Intended Audience: | Software Engineers, Font Designers |
Session Level: | Intermediate |
The Unicode standard can be used with proper abstraction and refinement to truly internationalize software interfaces for text display, editing and printing.
Current software, shaping and font architecture for handling multilingual text has evolved from the ASCII and Latin centric viewpoint. Because of this, functionality that should be standardized and implemented at some layer is found present at another layer. For multilingual text, especially those involving Indic scripts, we find that simpler, and generic architecture results if we 1) have standards for text display 2) character cluster determination and 3) sub cluster formation, repositioning of subclusters and glyph generation from subclusters.
In IndiX, XServer have been modified the, so that clients can send UTF-8 encoded text in several Indian scripts.

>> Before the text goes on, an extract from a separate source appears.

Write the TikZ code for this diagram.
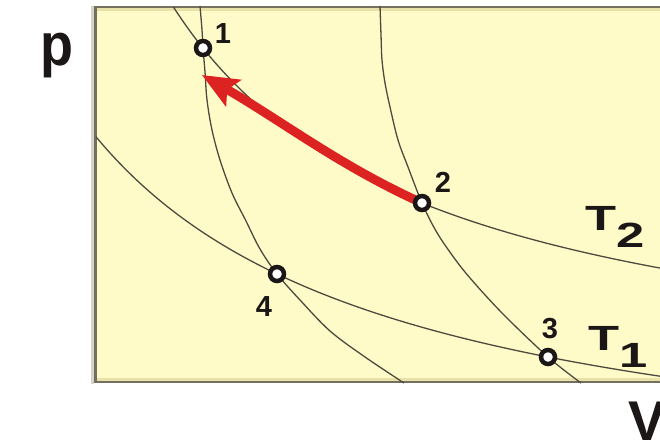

The Unicode standard specifies some characters as combining characters for cluster identification.
In Indix, the call for getextent is routed to and handled by the text to glyph machinery in the X11 server. A toolkit GTK-11 has also been modified and many applications, like Mozilla composer, are working fine.
In IndiX the informal Unicode guidelines, helped us to engineer a generic shaping engine for Indic scripts. Characters within a subcluster are not reordered. Feature flag settings for font machinery too is avoided.
Following the spirit of Unicode standard for software interfaces helps to internationalize and localize wide range of applications, especially to Indic languages. The infrastructure components, like fonts and shaping engines too become simpler.
Localization engineers, font layout designers, software engineers.
A wide range of applications can be localized and infrastructure to support multilingual applications can be engineered on sound and simple principles.